Work to complete:
Skip the pictures, please, and write out exactly the lines from the opening of the data through the line containing "import * as".

┌──

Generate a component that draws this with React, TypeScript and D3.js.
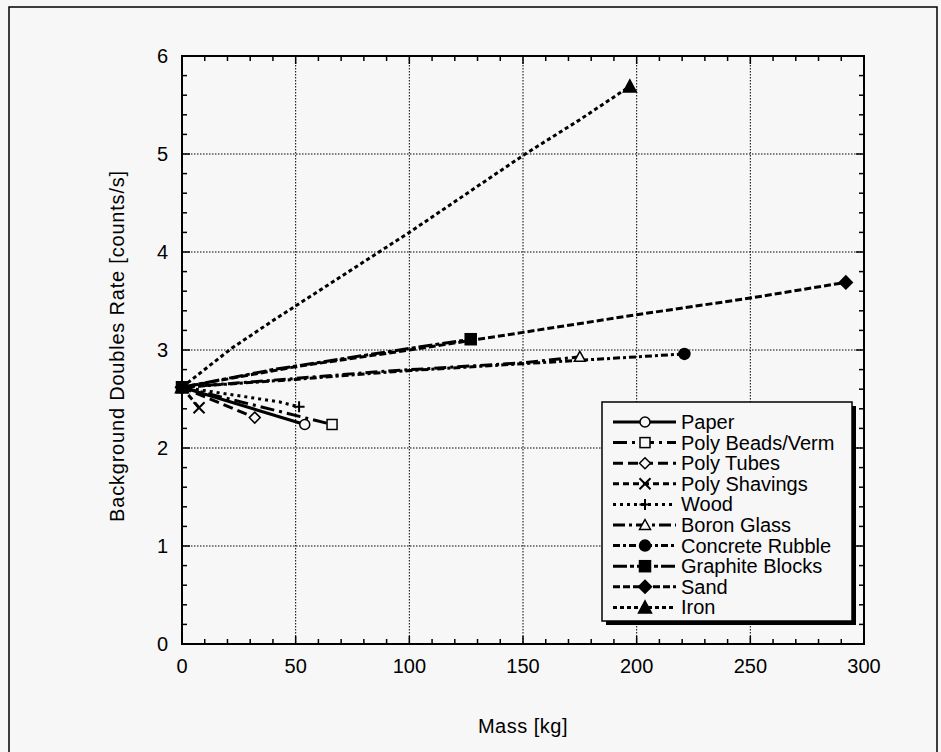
import React from "react";
import * as d3 from "d3";

// ---- data ----
const seriesNames = [
  "Paper",
  "Poly Beads/Verm",
  "Poly Tubes",
  "Poly Shavings",
  "Wood",
  "Boron Glass",
  "Concrete Rubble",
  "Graphite Blocks",
  "Sand",
  "Iron",
];
const paperMass = [0, 54];
const paperRate = [2.62, 2.24];
const beadsMass = [0, 66];
const beadsRate = [2.62, 2.24];
const tubesMass = [0, 32];
const tubesRate = [2.62, 2.31];
const shavingsMass = [0, 7.5];
const shavingsRate = [2.62, 2.41];
const woodMass = [0, 43, 51.5];
const woodRate = [2.62, 2.47, 2.42];
const boronMass = [0, 50, 87, 150, 175];
const boronRate = [2.62, 2.71, 2.78, 2.87, 2.93];
const concreteMass = [0, 50, 100, 150, 200, 221];
const concreteRate = [2.62, 2.7, 2.79, 2.86, 2.93, 2.96];
const graphiteMass = [0, 40, 87, 127];
const graphiteRate = [2.62, 2.8, 2.97, 3.11];
const sandMass = [0, 50, 100, 150, 200, 250, 292];
const sandRate = [2.62, 2.83, 3.0, 3.18, 3.36, 3.53, 3.69];
const ironMass = [0, 22, 40, 100, 151, 175, 197];
const ironRate = [2.62, 3.02, 3.3, 4.2, 5.0, 5.35, 5.69];

const xTicks = [0, 50, 100, 150, 200, 250, 300];
const yTicks = [0, 1, 2, 3, 4, 5, 6];

const massArrays = [paperMass, beadsMass, tubesMass, shavingsMass, woodMass, boronMass, concreteMass, graphiteMass, sandMass, ironMass];
const rateArrays = [paperRate, beadsRate, tubesRate, shavingsRate, woodRate, boronRate, concreteRate, graphiteRate, sandRate, ironRate];

// ---- styles ----
const dashes = [
  "none",
  "14,5,3,5",
  "10,5",
  "6,4",
  "3,4",
  "12,4,3,4",
  "7,3,3,3",
  "14,3,4,3",
  "7,3",
  "4,3",
];
const markerTypes = [
  "circleOpen",
  "squareOpen",
  "diamondOpen",
  "x",
  "plus",
  "triangleOpen",
  "circle",
  "square",
  "diamond",
  "triangle",
];

const BG = "#f7f7f7";
const W = 941;
const H = 752;
const M = { left: 182, right: 864, top: 56, bottom: 644 };
const FONT = "'Liberation Sans', Arial, sans-serif";

function Marker({ type, x, y }: { type: string; x: number; y: number }) {
  const s = 5.5;
  const common = { stroke: "#000", strokeWidth: 1.5 };
  switch (type) {
    case "circleOpen":
      return <circle cx={x} cy={y} r={s - 0.5} fill={BG} {...common} />;
    case "circle":
      return <circle cx={x} cy={y} r={s} fill="#000" {...common} />;
    case "squareOpen":
      return <rect x={x - s + 0.5} y={y - s + 0.5} width={2 * s - 1} height={2 * s - 1} fill={BG} {...common} />;
    case "square":
      return <rect x={x - s} y={y - s} width={2 * s} height={2 * s} fill="#000" {...common} />;
    case "diamondOpen":
      return <path d={`M${x},${y - s}L${x + s},${y}L${x},${y + s}L${x - s},${y}Z`} fill={BG} {...common} />;
    case "diamond":
      return <path d={`M${x},${y - s - 1}L${x + s + 1},${y}L${x},${y + s + 1}L${x - s - 1},${y}Z`} fill="#000" {...common} />;
    case "triangleOpen":
      return <path d={`M${x},${y - s}L${x + s},${y + s - 1}L${x - s},${y + s - 1}Z`} fill={BG} {...common} />;
    case "triangle":
      return <path d={`M${x},${y - s - 1}L${x + s + 1},${y + s}L${x - s - 1},${y + s}Z`} fill="#000" {...common} />;
    case "x":
      return <path d={`M${x - s},${y - s}L${x + s},${y + s}M${x - s},${y + s}L${x + s},${y - s}`} fill="none" stroke="#000" strokeWidth={2} />;
    case "plus":
      return <path d={`M${x - s},${y}L${x + s},${y}M${x},${y - s}L${x},${y + s}`} fill="none" stroke="#000" strokeWidth={2} />;
  }
  return null;
}

export default function App() {
  const x = d3.scaleLinear().domain([0, 300]).range([M.left, M.right]);
  const y = d3.scaleLinear().domain([0, 6]).range([M.bottom, M.top]);
  const line = d3
    .line<[number, number]>()
    .x((d) => x(d[0]))
    .y((d) => y(d[1]));

  const xMinor = d3.range(0, 301, 10);
  const yMinor = d3.range(0, 6.001, 0.2);

  const series = seriesNames.map((name, i) => ({
    name,
    pts: massArrays[i].map((m, j) => [m, rateArrays[i][j]] as [number, number]),
    dash: dashes[i],
    marker: markerTypes[i],
  }));

  // legend geometry
  const lg = { x: 602, y: 402, w: 250, h: 219 };
  const rowH = 20.6;

  return (
    <svg
      width={W}
      height={H}
      style={{ position: "absolute", left: 0, top: 0, background: BG }}
      fontFamily={FONT}
    >
      <rect x={0} y={0} width={W} height={H} fill={BG} />
      {/* outer frame */}
      <rect x={9} y={7} width={928} height={H + 20} fill="none" stroke="#000" strokeWidth={1.5} />

      {/* grid */}
      {xTicks.slice(1, -1).map((t) => (
        <line key={"gx" + t} x1={x(t)} x2={x(t)} y1={M.top} y2={M.bottom} stroke="#000" strokeWidth={1} strokeDasharray="1.5,1.5" />
      ))}
      {yTicks.slice(1, -1).map((t) => (
        <line key={"gy" + t} x1={M.left} x2={M.right} y1={y(t)} y2={y(t)} stroke="#000" strokeWidth={1} strokeDasharray="1.5,1.5" />
      ))}

      {/* ticks */}
      {xMinor.map((t) => {
        const major = t % 50 === 0;
        const len = major ? 8 : 5;
        return (
          <g key={"tx" + t}>
            <line x1={x(t)} x2={x(t)} y1={M.bottom} y2={M.bottom - len} stroke="#000" strokeWidth={1.5} />
            <line x1={x(t)} x2={x(t)} y1={M.top} y2={M.top + len} stroke="#000" strokeWidth={1.5} />
          </g>
        );
      })}
      {yMinor.map((t, i) => {
        const major = i % 5 === 0;
        const len = major ? 8 : 5;
        return (
          <g key={"ty" + i}>
            <line x1={M.left} x2={M.left + len} y1={y(t)} y2={y(t)} stroke="#000" strokeWidth={1.5} />
            <line x1={M.right} x2={M.right - len} y1={y(t)} y2={y(t)} stroke="#000" strokeWidth={1.5} />
          </g>
        );
      })}

      {/* axes frame */}
      <rect x={M.left} y={M.top} width={M.right - M.left} height={M.bottom - M.top} fill="none" stroke="#000" strokeWidth={2} />

      {/* tick labels */}
      {xTicks.map((t) => (
        <text key={"lx" + t} x={x(t)} y={M.bottom + 29} textAnchor="middle" fontSize={20}>
          {t}
        </text>
      ))}
      {yTicks.map((t) => (
        <text key={"ly" + t} x={M.left - 14} y={y(t) + 7} textAnchor="end" fontSize={20}>
          {t}
        </text>
      ))}

      {/* axis titles */}
      <text x={(M.left + M.right) / 2} y={733} textAnchor="middle" fontSize={20} letterSpacing={0.5}>
        Mass [kg]
      </text>
      <text
        transform={`translate(124,${(M.top + M.bottom) / 2 - 4}) rotate(-90)`}
        textAnchor="middle"
        fontSize={20}
        letterSpacing={0.8}
      >
        Background Doubles Rate [counts/s]
      </text>

      {/* series */}
      {series.map((s) => (
        <path
          key={"l" + s.name}
          d={line(s.pts) || ""}
          fill="none"
          stroke="#000"
          strokeWidth={3}
          strokeDasharray={s.dash}
        />
      ))}
      {series.map((s) => {
        const first = s.pts[0];
        const last = s.pts[s.pts.length - 1];
        return (
          <g key={"m" + s.name}>
            <Marker type={s.marker} x={x(first[0])} y={y(first[1])} />
            <Marker type={s.marker} x={x(last[0])} y={y(last[1])} />
          </g>
        );
      })}

      {/* legend */}
      <rect x={lg.x + 4} y={lg.y + 4} width={lg.w} height={lg.h} fill="#000" />
      <rect x={lg.x} y={lg.y} width={lg.w} height={lg.h} fill={BG} stroke="#000" strokeWidth={1.5} />
      {series.map((s, i) => {
        const cy = lg.y + 20 + i * rowH;
        return (
          <g key={"lg" + s.name}>
            <line x1={lg.x + 11} x2={lg.x + 74} y1={cy} y2={cy} stroke="#000" strokeWidth={3} strokeDasharray={s.dash} />
            <Marker type={s.marker} x={lg.x + 43} y={cy} />
            <text x={lg.x + 79} y={cy + 7} fontSize={20}>
              {s.name}
            </text>
          </g>
        );
      })}
    </svg>
  );
}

└──

Full solution:
Generate a component that draws this with React, TypeScript and D3.js.
import React from "react";
import * as d3 from "d3";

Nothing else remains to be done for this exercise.